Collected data
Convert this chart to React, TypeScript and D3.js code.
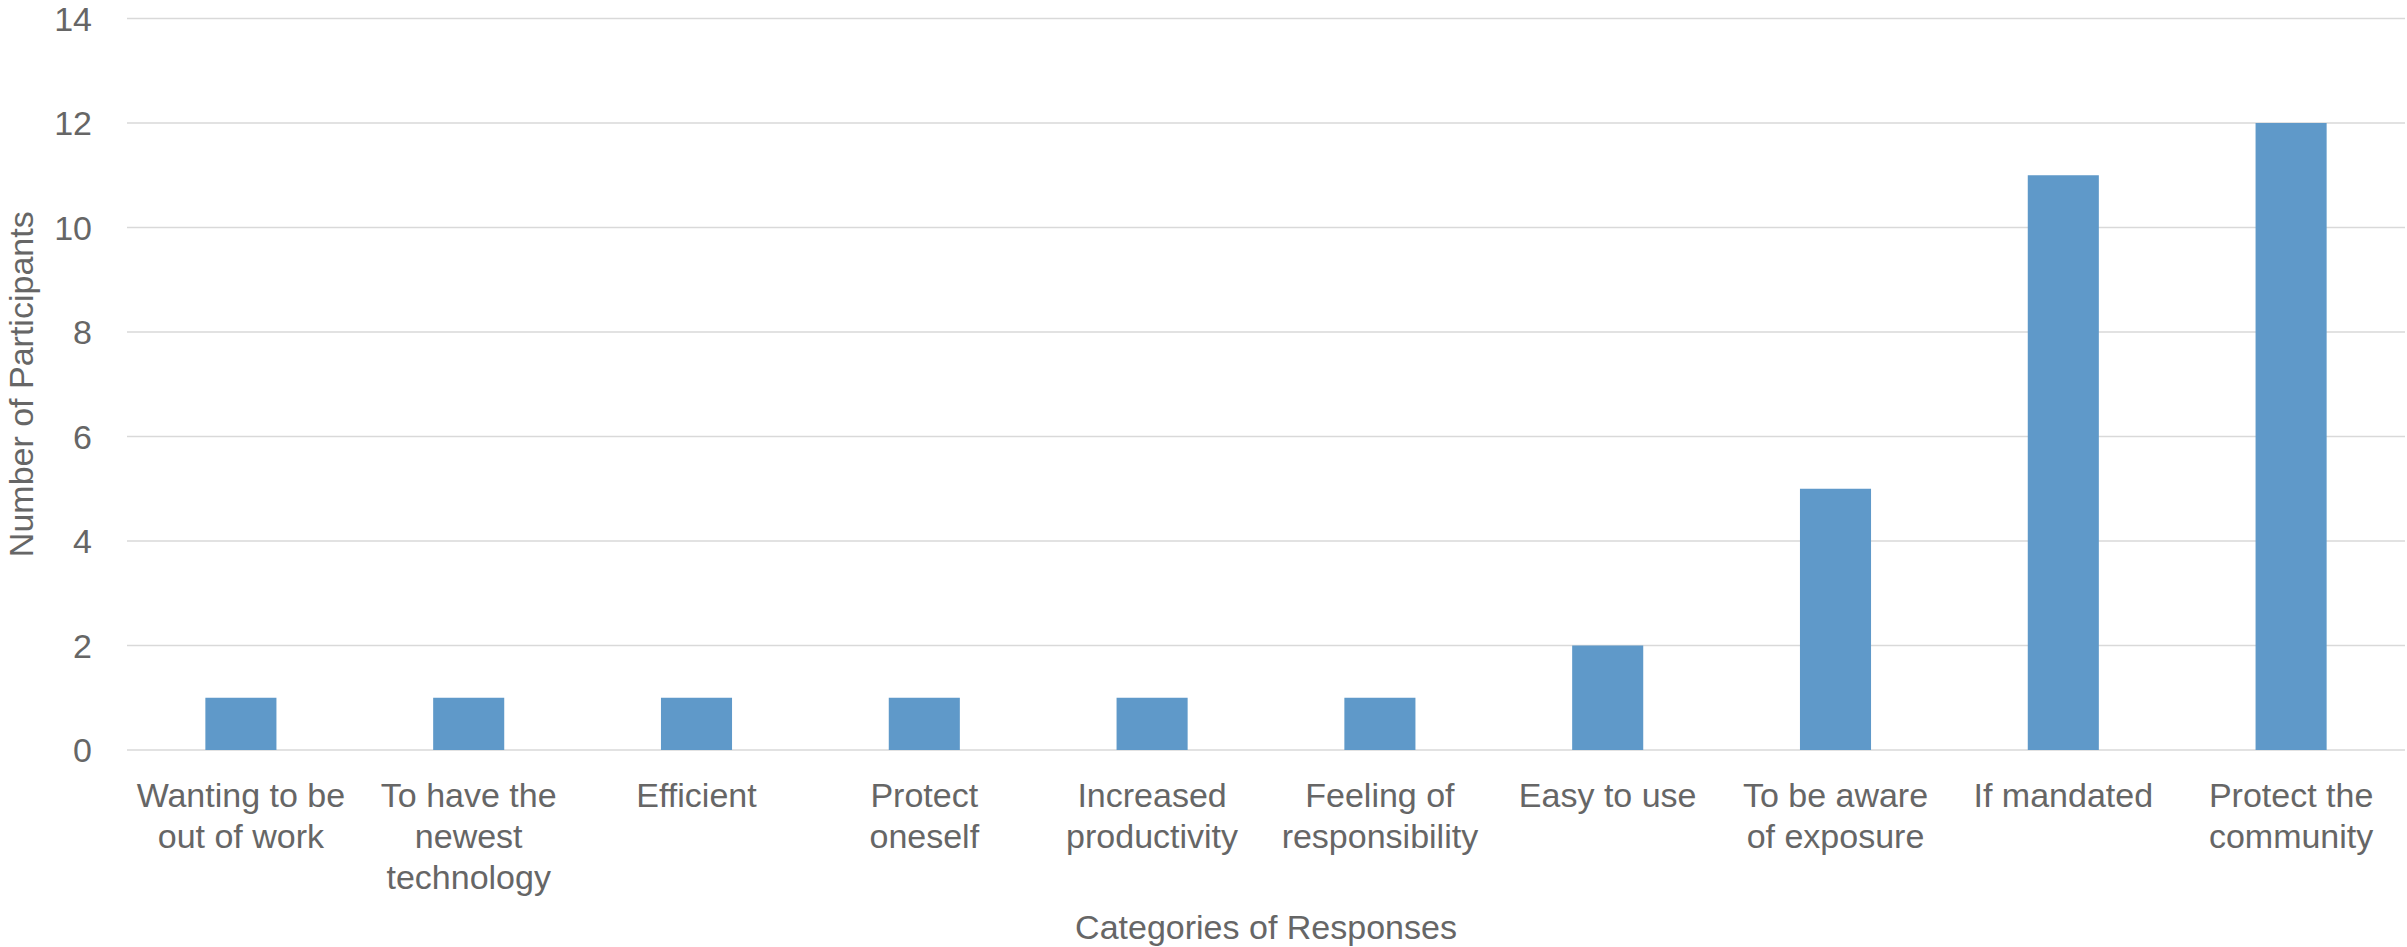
import React from "react";
import * as d3 from "d3";

// Survey responses: reasons participants would adopt the technology
const categories: string[][] = [
  ["Wanting to be", "out of work"],
  ["To have the", "newest", "technology"],
  ["Efficient"],
  ["Protect", "oneself"],
  ["Increased", "productivity"],
  ["Feeling of", "responsibility"],
  ["Easy to use"],
  ["To be aware", "of exposure"],
  ["If mandated"],
  ["Protect the", "community"],
];
const participants: number[] = [1, 1, 1, 1, 1, 1, 2, 5, 11, 12];
const yTicks: number[] = [0, 2, 4, 6, 8, 10, 12, 14];

const yTitle = "Number of Participants";
const xTitle = "Categories of Responses";

const WIDTH = 2407;
const HEIGHT = 947;
const FONT = "'Liberation Sans', Arial, sans-serif";
const TEXT = "#666666";
const GRID = "#d9d9d9";
const BAR = "#5f99c9";

export default function App() {
  const keys = categories.map((c) => c.join(" "));
  const x = d3
    .scaleBand<string>()
    .domain(keys)
    .range([127, 2405])
    .paddingInner(0.688)
    .paddingOuter(0.344);
  const y = d3.scaleLinear().domain([0, 14]).range([750, 18.5]);

  return (
    <svg
      width={WIDTH}
      height={HEIGHT}
      style={{ position: "absolute", left: 0, top: 0, background: "#fff" }}
      fontFamily={FONT}
    >
      {/* horizontal gridlines and value ticks */}
      {yTicks.map((t) => (
        <g key={t}>
          <line
            x1={127}
            x2={2405}
            y1={y(t)}
            y2={y(t)}
            stroke={GRID}
            strokeWidth={1.6}
          />
          <text
            x={92}
            y={y(t)}
            textAnchor="end"
            dominantBaseline="central"
            fontSize={34}
            fill={TEXT}
          >
            {t}
          </text>
        </g>
      ))}

      {/* bars */}
      {participants.map((v, i) => (
        <rect
          key={keys[i]}
          x={x(keys[i])}
          y={y(v)}
          width={x.bandwidth()}
          height={y(0) - y(v)}
          fill={BAR}
        />
      ))}

      {/* category labels */}
      {categories.map((lines, i) => (
        <text
          key={keys[i]}
          x={(x(keys[i]) as number) + x.bandwidth() / 2}
          y={807}
          textAnchor="middle"
          fontSize={34}
          fill={TEXT}
        >
          {lines.map((ln, j) => (
            <tspan key={j} x={(x(keys[i]) as number) + x.bandwidth() / 2} dy={j === 0 ? 0 : 41}>
              {ln}
            </tspan>
          ))}
        </text>
      ))}

      {/* axis titles */}
      <text
        transform={`translate(33,${(y(0) + y(14)) / 2}) rotate(-90)`}
        textAnchor="middle"
        fontSize={34}
        fill={TEXT}
      >
        {yTitle}
      </text>
      <text x={1266} y={939} textAnchor="middle" fontSize={34} fill={TEXT}>
        {xTitle}
      </text>
    </svg>
  );
}
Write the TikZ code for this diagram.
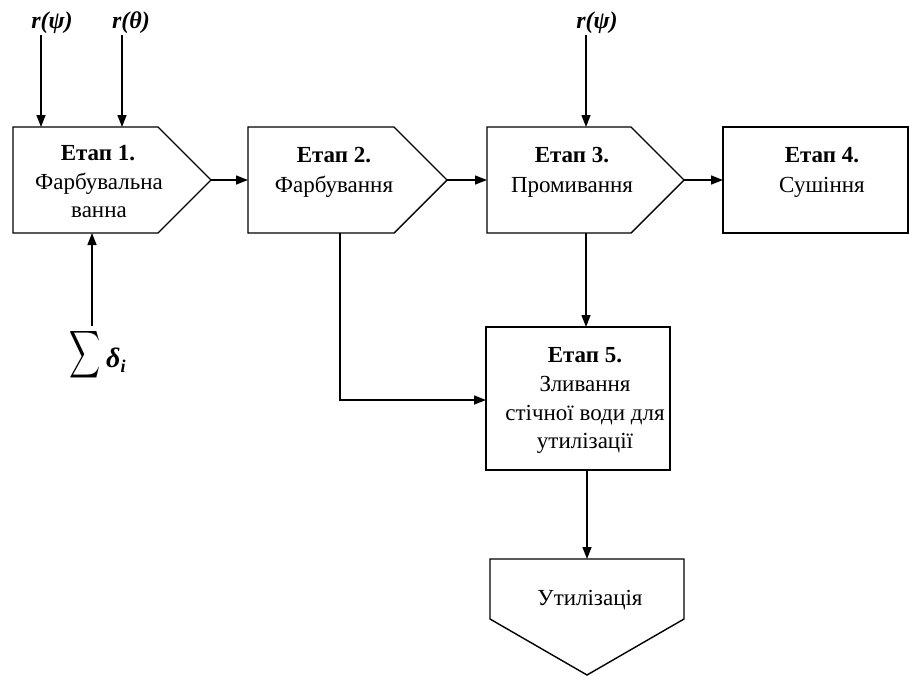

The exercise:
Restate only the lines running from the start of the material above through the line containing "import * as", ends included. No pictures.

Full answer:
Convert this chart to React, TypeScript and D3.js code.
import React from "react";
import * as d3 from "d3";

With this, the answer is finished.